Over the years, the reserve has seen a huge variety of flora and fauna blossom on the sandbar, including endangered animals like the one-horned rhino and Royal Bengal tiger. “After 12 years, we’ve seen vultures. Migratory birds, too, have started flocking here. Deer and cattle have attracted predators,” claims Payeng . Unfortunately, locals reportedly killed a rhino which was seen in his forest, something that Payeng clearly disapproves of. “Nature has made a food chain; why can’t we stick to it? Who would protect these animals if we, as superior beings, start hunting them?”
Amazingly, the Assam state forest departmentonly learnt about Payeng’s forest in 2008 when a herd of some 100 wild elephants strayed into it after marauding through villages nearby. It was then that assistant conservator of forests Gunin Saikia met Payeng for the first time.
“We were surprised to find such a dense forest on the sandbar. Locals, whose homes had been destroyed by the pachyderms, wanted to cut down the forest, but Payeng dared them to kill him instead. He treats the trees and animals like his own children. Seeing this, we, too, decided to pitch in,” says Saikia. “We’re amazed at Payeng. He has been at it for 30 years. Had he been in any other country, he would have been made a hero.”
Via The Times of India
He IS a hero. A world saver unafrsid to stsnd up gor what he believes in.
It's not that dubious a claim, considering the math. As a tree planter who has worked in BC & Alberta , we tend to plant 1600 trees per hectare, density-wise. An average veteran planter will plant around 100,000 trees every three month season, which works out to about 62.5 hectares of forest or a little more than 153 acres. At that rate, it would take less than 9 years to plant 1360 acres. Now, planters up here don't have to take care of the tree after we plant them, but we also are only working 1/4 of the year. This man certainly could have done all of this himself. Never doubt the strength of an individual's power to make a difference, given enough determination and will.
Dubious claim, if you consider the maths behind it.
Inspiring article and lifetime achievement - however aerial photos or maps showing this transformation would be more informative.
Great and absolutely amazing. My million salutes to Jadav Molai Payeng for his single handed dedication and perseverance in creating Haven in sandbar. I think he should be awarded Noble prize and all highest civilian awards in the world. God bless him and his work.
This is great work by an individual! I salute to his dedication!

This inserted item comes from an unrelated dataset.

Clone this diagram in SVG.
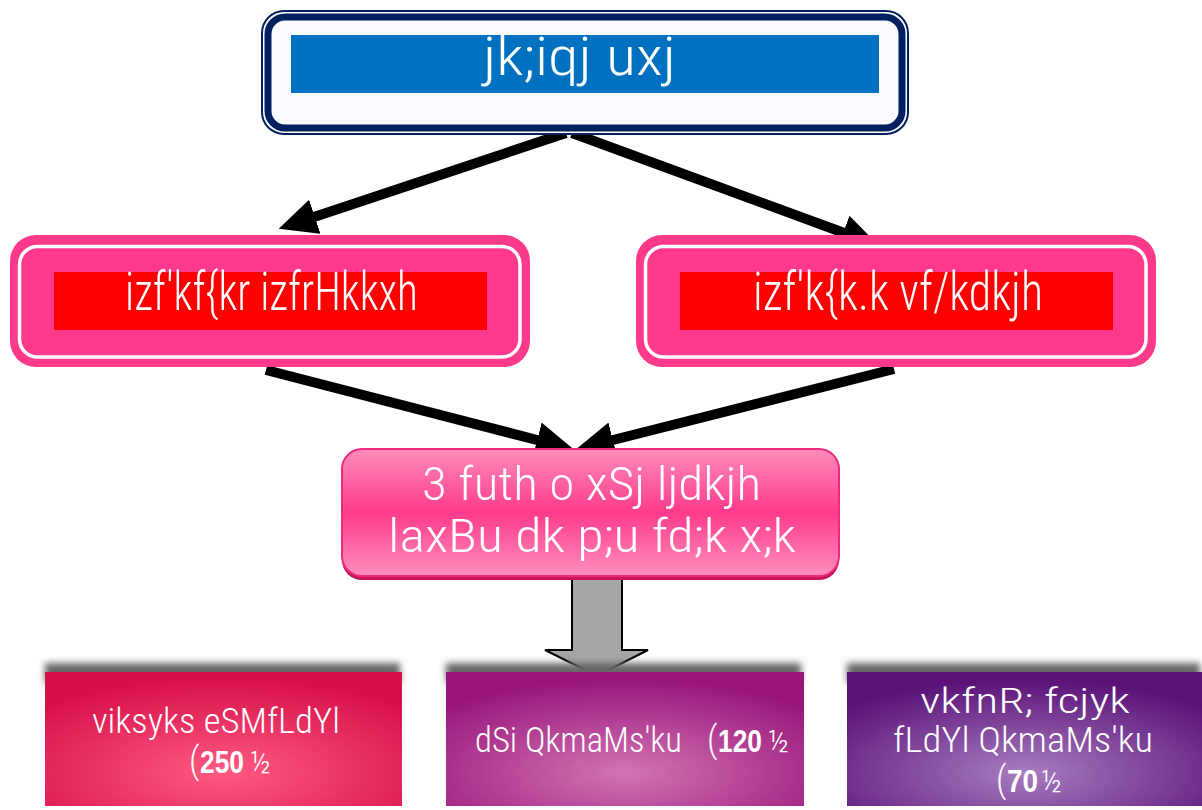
<svg xmlns="http://www.w3.org/2000/svg" width="1202" height="810" viewBox="0 0 1202 810">
<style>
.t{font-family:"Roboto Condensed","Roboto","Open Sans","Liberation Sans",Arial,sans-serif;font-weight:300;font-stretch:condensed;fill:#ffffff}
.b{font-family:"Liberation Sans",Arial,sans-serif;font-weight:bold;fill:#ffffff}
.conn{stroke:#000;stroke-width:10;fill:none;marker-end:url(#ah)}
</style>
<defs>
<marker id="ah" markerUnits="userSpaceOnUse" markerWidth="40" markerHeight="36" viewBox="0 0 40 36" refX="4" refY="18" orient="auto">
<path d="M0,0 L38,18 L0,36 z" fill="#000"/>
</marker>
<linearGradient id="gMid" x1="0" y1="0" x2="0" y2="1">
<stop offset="0" stop-color="#ff8cbb"/>
<stop offset="0.5" stop-color="#ff3a8c"/>
<stop offset="1" stop-color="#ff8fbe"/>
</linearGradient>
<radialGradient id="g1" cx="0.5" cy="0.75" r="0.7">
<stop offset="0" stop-color="#ff5a82"/>
<stop offset="1" stop-color="#d8104a"/>
</radialGradient>
<radialGradient id="g2" cx="0.5" cy="0.75" r="0.7">
<stop offset="0" stop-color="#d274b4"/>
<stop offset="1" stop-color="#99157a"/>
</radialGradient>
<radialGradient id="g3" cx="0.5" cy="0.75" r="0.7">
<stop offset="0" stop-color="#a87cc0"/>
<stop offset="1" stop-color="#5a1278"/>
</radialGradient>
<filter id="blur" x="-10%" y="-50%" width="120%" height="200%">
<feGaussianBlur stdDeviation="3.5"/>
</filter>
</defs>

<g id="connectors">
<line class="conn" x1="566" y1="133" x2="311" y2="218"/>
<line class="conn" x1="572" y1="133" x2="847" y2="234"/>
<line class="conn" x1="266" y1="370" x2="541" y2="441"/>
<line class="conn" x1="894" y1="369" x2="609" y2="441"/>
<path d="M572,577 H622 V650 H648 L597,676 L545,650 H572 Z" fill="#a6a6a6" stroke="#000" stroke-width="2"/>
</g>

<g id="node-top">
<rect x="262" y="11" width="646" height="123" rx="22" fill="#ffffff" stroke="#002060" stroke-width="2"/>
<rect x="268" y="17" width="634" height="111" rx="17" fill="#f9fbff" stroke="#002060" stroke-width="7"/>
<rect x="291" y="35" width="588" height="58" fill="#0070c0"/>
<text class="t" x="483" y="75" font-size="54" textLength="193" lengthAdjust="spacingAndGlyphs">jk;iqj uxj</text>
</g>

<g id="node-left">
<rect x="10" y="235" width="520" height="132" rx="26" fill="#ff3a8c"/>
<rect x="19.5" y="246.5" width="500.5" height="110.5" rx="18" fill="none" stroke="#ffffff" stroke-width="3.5"/>
<rect x="54" y="272" width="433" height="58" fill="#ff0000"/>
<text class="t" x="125" y="310" font-size="54" textLength="293" lengthAdjust="spacingAndGlyphs">izf'kf{kr izfrHkkxh</text>
</g>

<g id="node-right">
<rect x="636" y="235" width="520" height="132" rx="26" fill="#ff3a8c"/>
<rect x="645.5" y="246.5" width="500.5" height="110.5" rx="18" fill="none" stroke="#ffffff" stroke-width="3.5"/>
<rect x="680" y="272" width="433" height="58" fill="#ff0000"/>
<text class="t" x="753" y="310" font-size="54" textLength="290" lengthAdjust="spacingAndGlyphs">izf'k{k.k vf/kdkjh</text>
</g>

<g id="node-middle">
<rect x="342" y="452" width="497" height="128" rx="20" fill="#c8145a"/>
<rect x="342" y="449" width="497" height="127" rx="20" fill="url(#gMid)" stroke="#f0287e" stroke-width="2"/>
<text class="t" x="422" y="500" font-size="46" textLength="339" lengthAdjust="spacingAndGlyphs">3 futh o xSj ljdkjh</text>
<text class="t" x="388" y="552" font-size="46" textLength="408" lengthAdjust="spacingAndGlyphs">laxBu dk p;u fd;k x;k</text>
</g>

<g id="box-apollo">
<rect x="45" y="663" width="355" height="20" fill="#666" filter="url(#blur)"/>
<rect x="45" y="672" width="357" height="134" fill="url(#g1)"/>
<text class="t" x="92" y="733" font-size="35" textLength="248" lengthAdjust="spacingAndGlyphs">viksyks eSMfLdYl</text>
<text y="773" font-size="32"><tspan class="t" x="189" font-size="36">(</tspan><tspan class="b" x="200" font-size="31" textLength="44" lengthAdjust="spacingAndGlyphs">250</tspan><tspan class="t" x="250" font-size="32">½</tspan></text>
</g>

<g id="box-cap">
<rect x="446" y="663" width="355" height="20" fill="#666" filter="url(#blur)"/>
<rect x="446" y="672" width="358" height="134" fill="url(#g2)"/>
<text class="t" x="475" y="752" font-size="35" textLength="207" lengthAdjust="spacingAndGlyphs">dSi QkmaMs'ku</text>
<text y="752" font-size="32"><tspan class="t" x="707" font-size="36">(</tspan><tspan class="b" x="718" font-size="31" textLength="44" lengthAdjust="spacingAndGlyphs">120</tspan><tspan class="t" x="768" font-size="32">½</tspan></text>
</g>

<g id="box-birla">
<rect x="847" y="663" width="353" height="20" fill="#666" filter="url(#blur)"/>
<rect x="847" y="672" width="355" height="134" fill="url(#g3)"/>
<text class="t" x="920" y="713" font-size="35" textLength="210" lengthAdjust="spacingAndGlyphs">vkfnR; fcjyk</text>
<text class="t" x="893" y="752" font-size="35" textLength="260" lengthAdjust="spacingAndGlyphs">fLdYl QkmaMs'ku</text>
<text y="792" font-size="32"><tspan class="t" x="996" font-size="36">(</tspan><tspan class="b" x="1007" font-size="31" textLength="31" lengthAdjust="spacingAndGlyphs">70</tspan><tspan class="t" x="1041" font-size="32">½</tspan></text>
</g>
</svg>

I congratulate and admire Mr Jadav Molai Payeng great effort for creating forest and he should be honoured for this work. He is truly poineer in his work. Hope his county and his villagers appreciate his hard work. Mr Payeng is the hope and shinning star in the environmental disaster period we are going through. Wish him all the best shaukat. Environmental Artist Founding member of The university rainforest Society
This reminds me of the story, The Man Who Planted Trees by Jean Giono illustrated by Frederic Bach Great Story
A man in Burkina Faso (West Africa) performed the same feat over a similar time period: http://www.ipsnews.net/news.asp?idnews=105529. The government of Burkina Faso had a different response: "... despite saving Gourga from becoming a desert, Sawadogo may end up losing both his land and his forest. The Burkina Faso government is in the process of repossessing Sawadogo’s land for development. He acquired the land through the traditional system and does not have a title deed, and the government has already started with their construction plans. In the new land plan the government claims ownership of Sawadogo’s forest and fields...The only way Sawadogo can retain his land is if he buys it back from government. It is an option that he feels is both unfair and unaffordable. Sawadogo would need 100,000 Euros to buy back the forest alone. "This is unjust," he said. "I’ve worked so hard for this and now the government is punishing me."
I wonder how he came to own this land.
This made my day and will inspire for a lot more!
There are those that do, and those that merely whine about things.Obviously this is a man that does.We culd definitely use a lot more people like him.
Great article. We need more people like this. I took the barren 3 acres around my house and planted over 300 trees and bushes, put in a 1/2 acre pond, and planted many other plants to provide food and shelter for animals. Now 5 years later. I have seen opossum, racoons, squirrels, rabbits, bobcats, fox, coyotes, armadillos, turtles, snakes, lizards, frogs, toads, eagles, hawks, owls, and many other types of animals. I would love to convert 1,360 acres into a thriving forest.
Brilliant!!!! very inspiring!! 1360 Acres is Massive!!
This is the best story I've read today! Inspiring!